Decoding the Financial Structure
One of the most critical aspects of the presentation is the financial breakdown. Attendees will encounter terms like "initial fee," "annual maintenance," and "special assessments." The initial fee covers the cost of the week or points, while maintenance fees are recurring costs associated with property upkeep and utilities. Understanding the difference between these figures and the total cost of ownership over a decade is essential for making an informed decision that fits within a long-term budget.
Initial Purchase Fee: The upfront cost to acquire the timeshare.
Annual Maintenance Dues: Yearly fees for property maintenance and taxes.
Special Assessments: One-time charges for major repairs or renovations.
Exchange Fees: Costs associated with booking through a third-party network.
Identifying Value Beyond the Brochure
Sales presentations often highlight luxury accommodations and stunning views, but the true value of a timeshare lies in the operational details.
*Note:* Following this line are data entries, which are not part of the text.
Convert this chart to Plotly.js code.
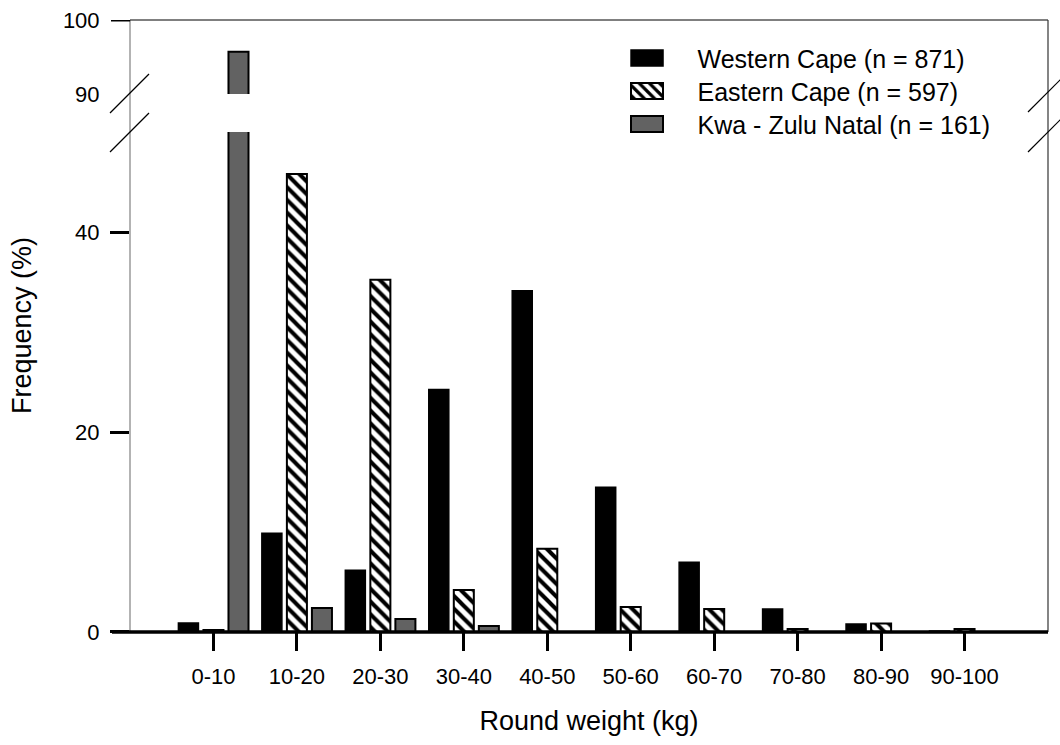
<!DOCTYPE html>
<html>
<head>
<meta charset="utf-8">
<script src="https://cdn.plot.ly/plotly-3.0.1.min.js"></script>
<style>
  html, body { margin: 0; padding: 0; background: #fff; }
  #chart { width: 1060px; height: 745px; }
</style>
</head>
<body>
<div id="chart"></div>
<script>
const categories = ['0-10', '10-20', '20-30', '30-40', '40-50', '50-60', '60-70', '70-80', '80-90', '90-100'];
const westernCape = [0.9, 9.9, 6.2, 24.3, 34.2, 14.5, 7.0, 2.3, 0.8, 0.1];
const easternCape = [0.2, 45.9, 35.3, 4.2, 8.35, 2.5, 2.3, 0.3, 0.85, 0.3];
const kwaZuluNatal = [95.7, 2.4, 1.3, 0.6, 0, 0, 0, 0, 0, 0];
const seriesNames = ['Western Cape (n = 871)', 'Eastern Cape (n = 597)', 'Kwa - Zulu Natal (n = 161)'];
const yTicksLower = [0, 20, 40];
const yTicksUpper = [90, 100];

const FONT = 'Liberation Sans, Arial, sans-serif';

function makeTraces(yaxis, showlegend) {
  return [
    {
      type: 'bar', x: categories, y: westernCape, name: seriesNames[0], yaxis: yaxis,
      showlegend: showlegend,
      marker: { color: '#000000', line: { color: '#000000', width: 1.5 } }
    },
    {
      type: 'bar', x: categories, y: easternCape, name: seriesNames[1], yaxis: yaxis,
      showlegend: showlegend,
      marker: {
        color: '#ffffff',
        line: { color: '#000000', width: 2 },
        pattern: { shape: '\\', fgcolor: '#000000', bgcolor: '#ffffff', size: 9, solidity: 0.45, fillmode: 'replace' }
      }
    },
    {
      type: 'bar', x: categories, y: kwaZuluNatal, name: seriesNames[2], yaxis: yaxis,
      showlegend: showlegend,
      marker: { color: '#626262', line: { color: '#000000', width: 2 } }
    }
  ];
}

const traces = makeTraces('y', true).concat(makeTraces('y2', false));

const PW = 918, PH = 612;
const px = v => v / PW, py = v => v / PH;

const layout = {
  width: 1060, height: 745,
  margin: { l: 130, r: 12, t: 20, b: 113 },
  paper_bgcolor: '#ffffff', plot_bgcolor: 'rgba(0,0,0,0)',
  font: { family: FONT, color: '#000000', size: 22 },
  barmode: 'group', bargap: 0.1, bargroupgap: 0.2,
  showlegend: true,
  legend: {
    x: 0.5082, y: 0.975, xanchor: 'left', yanchor: 'top',
    bgcolor: 'rgba(0,0,0,0)', borderwidth: 0,
    font: { family: FONT, size: 25, color: '#000000' },
    itemwidth: 91, tracegroupgap: 0, traceorder: 'normal',
    itemclick: false, itemdoubleclick: false
  },
  xaxis: {
    type: 'category', categoryorder: 'array', categoryarray: categories,
    range: [-1, 10], showgrid: false, zeroline: false, showline: false,
    ticks: 'outside', ticklen: 18, tickwidth: 3, tickcolor: '#000000',
    tickfont: { family: FONT, size: 22, color: '#000000' },
    ticklabelstandoff: 7,
    title: { text: 'Round weight (kg)', font: { family: FONT, size: 27, color: '#000000' }, standoff: 22 },
    automargin: false, fixedrange: true
  },
  yaxis: {
    domain: [0, 0.817], range: [0, 50.1],
    tickvals: yTicksLower, ticktext: yTicksLower.map(String),
    showgrid: false, zeroline: false, showline: false,
    ticks: 'outside', ticklen: 19, tickwidth: 3, tickcolor: '#000000',
    tickfont: { family: FONT, size: 22, color: '#000000' },
    ticklabelstandoff: 6,
    automargin: false, fixedrange: true
  },
  yaxis2: {
    domain: [0.879, 1], range: [90, 100],
    tickvals: yTicksUpper, ticktext: yTicksUpper.map(String),
    showgrid: false, zeroline: false, showline: false,
    ticks: 'outside', ticklen: 19, tickwidth: 3, tickcolor: 'rgba(0,0,0,0)',
    tickfont: { family: FONT, size: 22, color: '#000000' },
    ticklabelstandoff: 6,
    automargin: false, fixedrange: true
  },
  annotations: [
    {
      text: 'Frequency (%)', textangle: -90, showarrow: false,
      xref: 'paper', yref: 'paper', x: px(-108), y: 0.5, xanchor: 'center', yanchor: 'middle',
      font: { family: FONT, size: 27, color: '#000000' }
    }
  ],
  shapes: [
    { type: 'line', xref: 'paper', yref: 'paper', x0: 0, x1: 0, y0: 0, y1: 1, line: { color: '#808080', width: 1.2 } },
    { type: 'line', xref: 'paper', yref: 'paper', x0: 0, x1: 1, y0: 1, y1: 1, line: { color: '#000000', width: 1 } },
    { type: 'line', xref: 'paper', yref: 'paper', x0: 1, x1: 1, y0: 0, y1: 1, line: { color: '#333333', width: 1.2 } },
    { type: 'line', xref: 'paper', yref: 'paper', x0: px(-18), x1: 1, y0: 0, y1: 0, line: { color: '#000000', width: 3.5 } },
    { type: 'line', xref: 'paper', yref: 'y2', x0: px(-19), x1: 0, y0: 100, y1: 100, line: { color: '#000000', width: 3 } },
    { type: 'line', xref: 'paper', yref: 'paper', x0: px(-20), y0: py(632 - 113), x1: px(19), y1: py(632 - 74), line: { color: '#000000', width: 1.2 } },
    { type: 'line', xref: 'paper', yref: 'paper', x0: px(-20), y0: py(632 - 152), x1: px(19), y1: py(632 - 113), line: { color: '#000000', width: 1.2 } },
    { type: 'line', xref: 'paper', yref: 'paper', x0: px(898), y0: py(632 - 112), x1: px(938), y1: py(632 - 72), line: { color: '#000000', width: 1.2 } },
    { type: 'line', xref: 'paper', yref: 'paper', x0: px(898), y0: py(632 - 152), x1: px(938), y1: py(632 - 112), line: { color: '#000000', width: 1.2 } }
  ]
};

Plotly.newPlot('chart', traces, layout, { displayModeBar: false, staticPlot: true }).then(function () {
  document.querySelectorAll('.legend .legendpoints path').forEach(function (p) {
    p.setAttribute('d', 'M-16,-8H16V8H-16Z');
  });
  // tighten legend row spacing to match the reference (about 33 px per row)
  var items = Array.prototype.slice.call(document.querySelectorAll('.legend .traces'));
  var ys = items.map(function (g) {
    var m = /translate\(\s*([-\d.]+)[ ,]+([-\d.]+)\s*\)/.exec(g.getAttribute('transform') || '');
    return m ? [parseFloat(m[1]), parseFloat(m[2])] : null;
  });
  if (ys.length > 1 && ys.every(Boolean)) {
    var y0 = ys[0][1];
    items.forEach(function (g, i) {
      g.setAttribute('transform', 'translate(' + ys[i][0] + ',' + (y0 + i * 33) + ')');
    });
  }
});
</script>
</body>
</html>
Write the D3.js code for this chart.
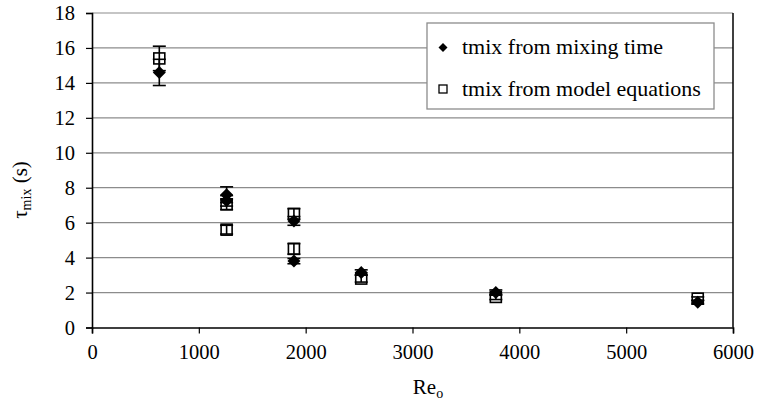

Look for information regarding the property's occupancy rates, age of the resort, and the stability of the management company. A well-maintained resort with a strong track record of customer satisfaction will retain its value better than a new development with unknown management. Asking about the resale market and historical appreciation rates can provide insight into the investment potential.
Navigating the High-Pressure Environment
The environment of a timeshare presentation is intentionally engineered to encourage commitment. Techniques such as the "foot-in-the-door" method, where small agreements lead to larger ones, are common. It is crucial to remember that you are never obligated to sign anything on the spot. Reputable companies respect the attendee's need for reflection and provide all documentation for review at home. If a presenter discourages you from taking the contract to a lawyer or discussing it with family, that is a major red flag indicating it is time to leave.
The Modern Shift to Digital Engagement
The landscape of timeshare sales has evolved significantly with technology. Many companies now utilize virtual tours and online webinars to reach a broader audience without the pressure of an in-person visit. These digital presentations allow potential buyers to research at their own pace and review contracts asynchronously. While the core sales tactics remain similar, the digital format empowers the buyer to control the flow of information and ask detailed questions in writing before making any financial commitment.